Memahami kejengkelan dan bahagia
Tulisan saya yang kesekian kalinya ini membahas tentang salah satu efek dari sifat manusia yaitu jengkel. Mengapa kali ini saya mengangkat tentang kejengkelan ini karena manusia tidak lepas dari sebuah emosi yang bertentangan dengan kebahagiaan ini, misalnya seseorang yang mempunyai barang, lalu dipinjam oleh teman dari seseorang tersebut lantas menjanji-janji kalau barang itu akan di kembalikan dalam tempo yang sudah di tentukan tapi tidak juga dikembalikan, maka seseorang pasti kan merasakan jengkel kesal dan amarah. Nah inilah bukti kalau manusia mempunyai salah satu emosi kejengkelan dalam dirinya,bahkan sebagian besar manusia membuat kejengkelannya itu menjadi gumpalan api yang siap diledak-ledakkan yaitu kemurkaan atau marah.
Apakah rasa jengkel itu bertentangan dengan kebahagiaan. Dengan kata lain, apakah orang yang sedang jengkel berarti mempunyai jarak dengan kebahagiaan, dimana semakin sering jengkel semakin mengulur jauh jaraknya dengan kebahagiaan ?
Sekaitan dengan pernyataan tersebut, kita sekarang berada pada situasi untuk melihat hubungan antara kebahagiaan dan kejengkelan. Pertanyaan paling konkrit dalam kehidupan sehari-hari, apakah orang yang mudah merasa jengkel itu akan di berkahi okeh kebahagiaan atau tidak ? namun, apakah memang ada hubungan antara kejengkelan dan kebahagiaan ? bukannya kedua-duanya adalah emosi dimana keberadaan satu tidak menentukan keberadaan lainnya ? dimana satu emosi bukan menjadi satu lawan dengan emosi lainnya ?

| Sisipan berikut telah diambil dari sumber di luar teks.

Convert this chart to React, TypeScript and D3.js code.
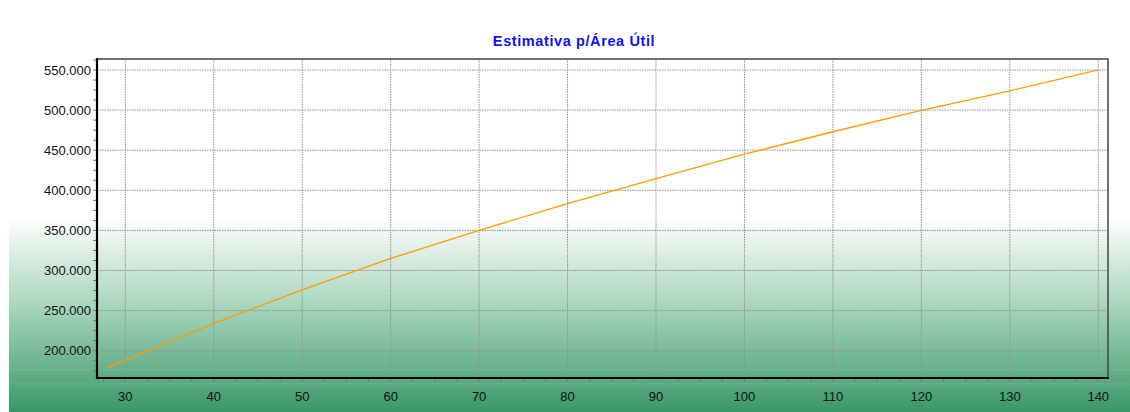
import React, { useEffect, useRef } from "react";
import * as d3 from "d3";

// values
const areas = [28, 30, 40, 50, 60, 70, 80, 90, 100, 110, 120, 130, 140];
const estimates = [
  179000, 188000, 234000, 276000, 315000, 350000, 383500, 414500, 445000,
  473000, 499700, 524000, 550000,
];
const xTicks = [30, 40, 50, 60, 70, 80, 90, 100, 110, 120, 130, 140];
const yTicks = [200000, 250000, 300000, 350000, 400000, 450000, 500000, 550000];
const title = "Estimativa p/Área Útil";

const W = 1130;
const H = 412;

const App: React.FC = () => {
  const ref = useRef<SVGSVGElement | null>(null);

  useEffect(() => {
    if (!ref.current) return;
    const svg = d3.select(ref.current);
    svg.selectAll("*").remove();

    const left = 97,
      right = 1108,
      top = 59,
      bottom = 378;

    const x = d3.scaleLinear().domain([26.8, 141.1]).range([left, right]);
    const y = d3.scaleLinear().domain([166000, 563700]).range([bottom, top]);

    const locale = d3.formatLocale({
      decimal: ",",
      thousands: ".",
      grouping: [3],
      currency: ["", ""],
    });
    const fmt = locale.format(",d");

    // background gradient
    const defs = svg.append("defs");
    const grad = defs
      .append("linearGradient")
      .attr("id", "bg")
      .attr("x1", 0)
      .attr("y1", 0)
      .attr("x2", 0)
      .attr("y2", 1);
    grad.append("stop").attr("offset", "0%").attr("stop-color", "#ffffff");
    grad.append("stop").attr("offset", "45%").attr("stop-color", "#a9d6bd");
    grad.append("stop").attr("offset", "100%").attr("stop-color", "#3a9768");

    svg.append("rect").attr("width", W).attr("height", H).attr("fill", "#fff");
    svg
      .append("rect")
      .attr("x", 9)
      .attr("y", 217)
      .attr("width", W - 9)
      .attr("height", H - 217)
      .attr("fill", "url(#bg)");

    // faint bands near the bottom
    [370, 384].forEach((yy) =>
      svg
        .append("line")
        .attr("x1", 9)
        .attr("x2", W)
        .attr("y1", yy)
        .attr("y2", yy)
        .attr("stroke", "#ffffff")
        .attr("stroke-opacity", 0.12)
    );

    // grid
    const grid = svg.append("g").attr("stroke", "#929292").attr("stroke-dasharray", "1.5,1");
    grid
      .selectAll("line.v")
      .data(xTicks)
      .join("line")
      .attr("x1", (d) => x(d))
      .attr("x2", (d) => x(d))
      .attr("y1", top)
      .attr("y2", bottom);
    grid
      .selectAll("line.h")
      .data(yTicks)
      .join("line")
      .attr("x1", left)
      .attr("x2", right)
      .attr("y1", (d) => y(d))
      .attr("y2", (d) => y(d));

    // ticks (major + minor)
    const xMinor = d3.range(27.5, 141, 2.5);
    const yMinor = d3.range(175000, 563000, 12500);
    svg
      .append("g")
      .attr("stroke", "#777")
      .selectAll("line")
      .data(xMinor)
      .join("line")
      .attr("x1", (d) => x(d))
      .attr("x2", (d) => x(d))
      .attr("y1", bottom)
      .attr("y2", bottom + 4);
    svg
      .append("g")
      .attr("stroke", "#777")
      .selectAll("line")
      .data(yMinor)
      .join("line")
      .attr("x1", left - 4)
      .attr("x2", left)
      .attr("y1", (d) => y(d))
      .attr("y2", (d) => y(d));

    // frame
    svg
      .append("rect")
      .attr("x", left)
      .attr("y", top)
      .attr("width", right - left)
      .attr("height", bottom - top)
      .attr("fill", "none")
      .attr("stroke", "#444")
      .attr("stroke-width", 1.5);
    svg
      .append("path")
      .attr("d", `M${left},${top - 1}V${bottom}H${right + 1}`)
      .attr("fill", "none")
      .attr("stroke", "#000")
      .attr("stroke-width", 2.2);

    // line
    const line = d3
      .line<number>()
      .x((_, i) => x(areas[i]))
      .y((d) => y(d));
    svg
      .append("path")
      .datum(estimates)
      .attr("d", line)
      .attr("fill", "none")
      .attr("stroke", "#ff9c00")
      .attr("stroke-width", 1.3);

    // labels
    const font = "'Liberation Sans', Arial, Helvetica, sans-serif";
    svg
      .append("g")
      .selectAll("text")
      .data(yTicks)
      .join("text")
      .attr("x", left - 6)
      .attr("y", (d) => y(d))
      .attr("dy", "0.35em")
      .attr("text-anchor", "end")
      .attr("font-family", font)
      .attr("font-size", 13)
      .attr("fill", "#111")
      .text((d) => fmt(d));
    svg
      .append("g")
      .selectAll("text")
      .data(xTicks)
      .join("text")
      .attr("x", (d) => x(d))
      .attr("y", 396)
      .attr("dy", "0.35em")
      .attr("text-anchor", "middle")
      .attr("font-family", font)
      .attr("font-size", 13)
      .attr("fill", "#111")
      .text((d) => d);

    svg
      .append("text")
      .attr("x", 574)
      .attr("y", 41)
      .attr("dy", "0.35em")
      .attr("text-anchor", "middle")
      .attr("font-family", font)
      .attr("font-size", 14.5)
      .attr("font-weight", "bold")
      .attr("letter-spacing", 0.6)
      .attr("fill", "#1010f0")
      .text(title);
  }, []);

  return (
    <svg
      ref={ref}
      width={W}
      height={H}
      style={{ position: "fixed", left: 0, top: 0, display: "block" }}
    />
  );
};

export default App;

Pertanyaan terakhir di atas itu tidak tepat ? dalam kenyataannya, sedih merupakan lawan dari senang dan bahagia merupakan lawan dari penderitaan. Satu emosi itu tidak menetukan keberadaan bagi emosi yang lain. Bahkan sebaliknya, ketiadaan rasa senang merupakan ke-ada-an rasa sedih. Dengan kata lain, bila kesenangan hilang, yang muncul adalah kesedihan. Tetapi, kesenangan bukan menjadi sebab bagi munculnya kesedihan. Keberadaan sebab itu di luar kesenangan dan kesedihan itu sendiri. Misalnya, uang bias mebuat seseorang menjadi senang ayau sedih. Kebanyakan orang merasa senang memiliki uang,sebaliknya tidak sedikit pun seseorang akan menjadi sedih jika tidak memiliki uang. Bagi dirinya sendiri, tidak ada kesedihan yang menyebabkan kesedihan. Juga tidak ada kesedihan yang menyebabkan kesenangan. Juga, tidak ada kesenangan yang menyebabkan kesedihan. Juga, tidak ada kesenangan yang menyebabkan kesenangan.
Dengan demikian, kejengkelan tidak menetukan kebahagiaan, dalam arti bahwa adanya kejengkelan menjadi sebab dengan adanya kebahagiaan. Atau, ketiadaan rasa jengkel menjadi penyebab bagi keberadaan rasa bahagia. Di sini, kita harus mencari penyebab di luar rasa jengkel dan bahagia, di mana bias terjadi seseorang yang mudah jengkel sekaligus mendapatkan kebahagiaan.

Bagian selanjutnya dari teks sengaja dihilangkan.